A400M może zabrać na pokład aż 116 żołnierzy, podczas gdy Hercules – 64. Załogę stanowią trzy-cztery osoby, dwóch pilotów, opcjonalnie mechanik oraz odpowiadający za ładunek tzw. loadmaster. W Herculesie minimalna załoga to trzy osoby – dwóch pilotów i loadmaster.

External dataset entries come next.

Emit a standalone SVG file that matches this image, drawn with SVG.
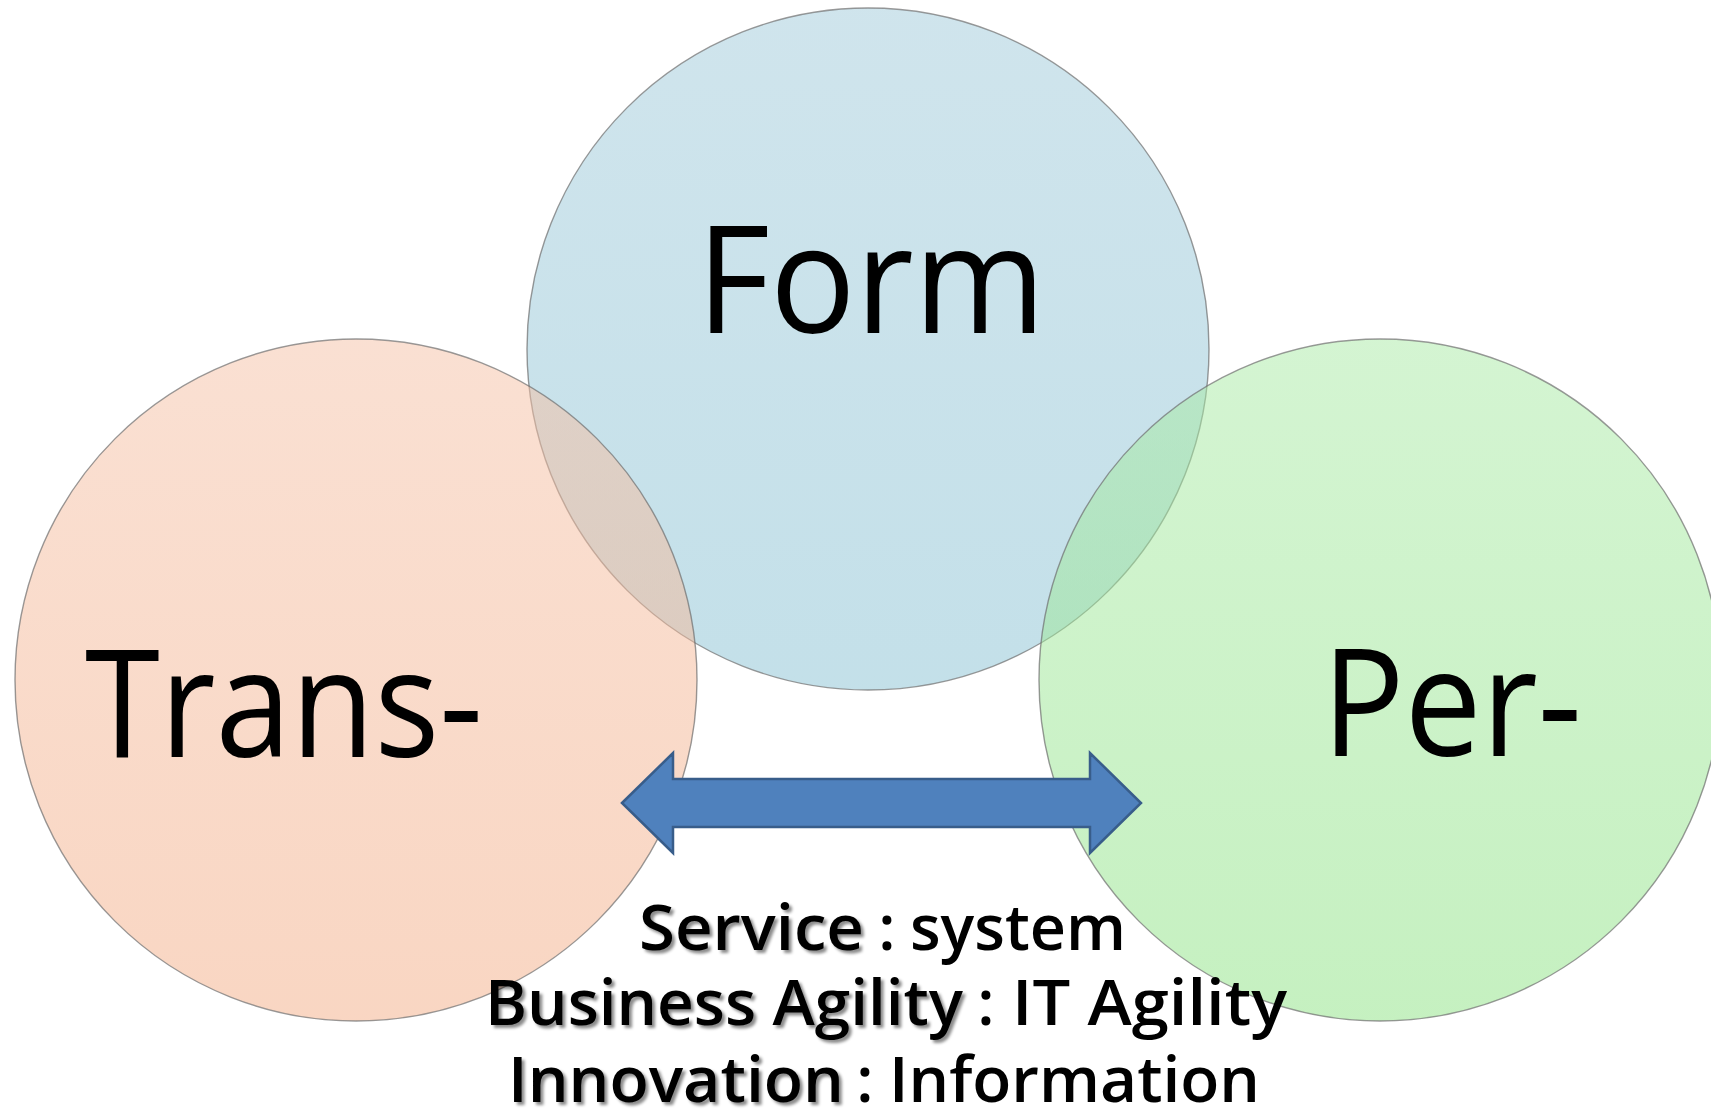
<svg xmlns="http://www.w3.org/2000/svg" width="1711" height="1109" viewBox="0 0 1711 1109">
<defs>
<linearGradient id="gBlue" x1="0" y1="0" x2="0" y2="1">
<stop offset="0" stop-color="#a0cada"/>
<stop offset="1" stop-color="#88c1d3"/>
</linearGradient>
<linearGradient id="gPeach" x1="0" y1="0" x2="0" y2="1">
<stop offset="0" stop-color="#f5c1a6"/>
<stop offset="1" stop-color="#f3ad86"/>
</linearGradient>
<linearGradient id="gGreen" x1="0" y1="0" x2="0" y2="1">
<stop offset="0" stop-color="#a9eaa5"/>
<stop offset="1" stop-color="#8ce282"/>
</linearGradient>
<filter id="shadow" x="-10%" y="-30%" width="120%" height="170%">
<feDropShadow dx="3" dy="3" stdDeviation="1.8" flood-color="#000" flood-opacity="0.45"/>
</filter>
</defs>
<style>
.circ{fill-opacity:0.5;stroke:#6e6e6e;stroke-opacity:0.7;stroke-width:1.4}
.big{font-family:"Open Sans","Noto Sans",sans-serif;font-size:150px;fill:#000;text-anchor:middle}
.sub{font-family:"Open Sans","Noto Sans",sans-serif;font-size:63px;font-weight:600;fill:#000}
.key{filter:url(#shadow)}
.arrow{fill:#4f81bd;stroke:#385d8a;stroke-width:2.5;stroke-linejoin:miter}
</style>
<rect width="1711" height="1109" fill="#ffffff"/>
<g id="node-form">
<circle class="circ" cx="868" cy="349" r="341" fill="url(#gBlue)"/>
<text class="big" x="871" y="333" textLength="349" lengthAdjust="spacingAndGlyphs">Form</text>
</g>
<g id="node-trans">
<circle class="circ" cx="356" cy="680" r="341" fill="url(#gPeach)"/>
<text class="big" x="284" y="757" textLength="398" lengthAdjust="spacingAndGlyphs">Trans-</text>
</g>
<g id="node-per">
<circle class="circ" cx="1380" cy="680" r="341" fill="url(#gGreen)"/>
<text class="big" x="1452" y="756" textLength="260" lengthAdjust="spacingAndGlyphs">Per-</text>
</g>
<g id="connectors">
<path class="arrow" d="M622,803 L673,753 L673,779 L1090,779 L1090,753 L1141,803 L1090,853 L1090,827 L673,827 L673,853 Z"/>
</g>
<g id="labels">
<text class="sub key" x="639" y="950" textLength="225" lengthAdjust="spacingAndGlyphs">Service</text>
<text class="sub" x="887" y="950" text-anchor="middle">:</text>
<text class="sub" x="910" y="950" textLength="216" lengthAdjust="spacingAndGlyphs">system</text>
<text class="sub key" x="485" y="1025" textLength="478" lengthAdjust="spacingAndGlyphs">Business Agility</text>
<text class="sub" x="986" y="1025" text-anchor="middle">:</text>
<text class="sub" x="1012" y="1025" textLength="275" lengthAdjust="spacingAndGlyphs">IT Agility</text>
<text class="sub key" x="508" y="1102" textLength="336" lengthAdjust="spacingAndGlyphs">Innovation</text>
<text class="sub" x="865" y="1102" text-anchor="middle">:</text>
<text class="sub" x="889" y="1102" textLength="371" lengthAdjust="spacingAndGlyphs">Information</text>
</g>
</svg>
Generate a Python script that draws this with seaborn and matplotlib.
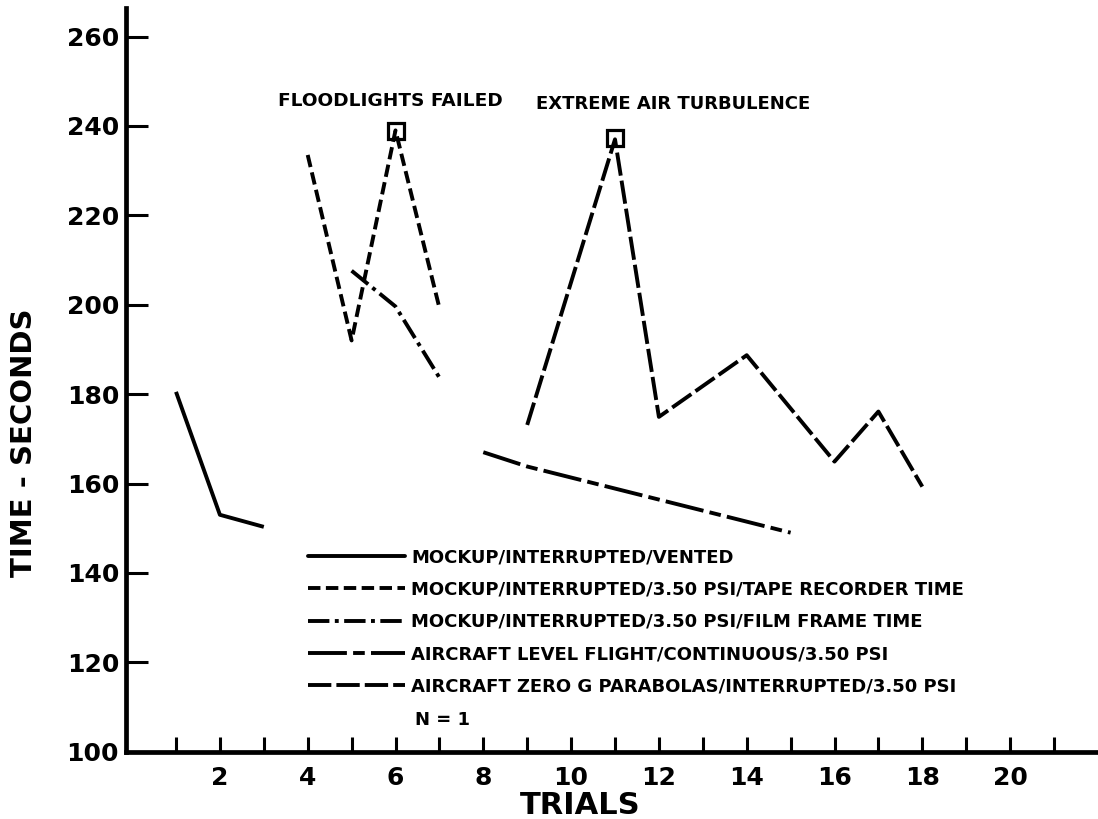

Wnętrze ładowni A400M (Fot. Łukasz Maziewski)
Wnętrze ładowni A400M. Fot. Łukasz Maziewski
Kokpit samolotu A400M. Na pierwszym planie - mechanik pokładowy, zasłaniający II pilota (Fot. Łukasz Maziewski)
Kokpit samolotu A400M. Na pierwszym planie mechanik pokładowy. Fot. Łukasz Maziewski

Podobnie jak Hercules, Airbus A400M także ma rampę załadunkową. To bardzo ułatwia załadunek i w przypadku samolotu transportowego dalekiego zasięgu jest warunkiem koniecznym. Można też dokonać z jego pokładu tankowania w powietrzu (ale tylko niektórych typów samolotów), a jednym z planów, dotyczących rozwoju samolotu jest także przenoszenie przez niego bezzałogowców.

Warto też przypomnieć, że lotnictwo polskie ma nieco inną od zachodnich odpowiedników strukturę. Użytkowany przez nas Hercules jest w naszej terminologii samolotem ciężkim. Na Zachodzie jest to samolot określany jako średni.

Być może przyjdzie czas, kiedy zobaczymy samoloty Airbus A400M na polskim niebie z naszą szachownicą. Oczywiście jest to rozwiązanie kosztowne, ale przy rosnącym napięciu międzynarodowym i narastających wyzwaniach ze strony środowiska naturalnego (powodzie, pożary, susze), posiadanie takiego samolotu przestanie być luksusem, a stanie się palącą koniecznością.

Główne wnioski

  1. Lotnictwo transportowe Wojska Polskiego jest niewielkie i coraz mniej przystaje do wyzwań, z którymi możemy się mierzyć zarówno w razie konfliktu, jak i kryzysu wywołanego np. klęską naturalną.
  2. Polska uczestniczy w programach międzynarodowych, ale zdaniem gen. Sławomira Żakowskiego nie są one tak skuteczne, jak powinny w razie np. konfliktu zbrojnego.
  3. Ciekawym rozwiązaniem dla Sił Powietrznych może być pozyskanie np. samolotu Airbus A400M.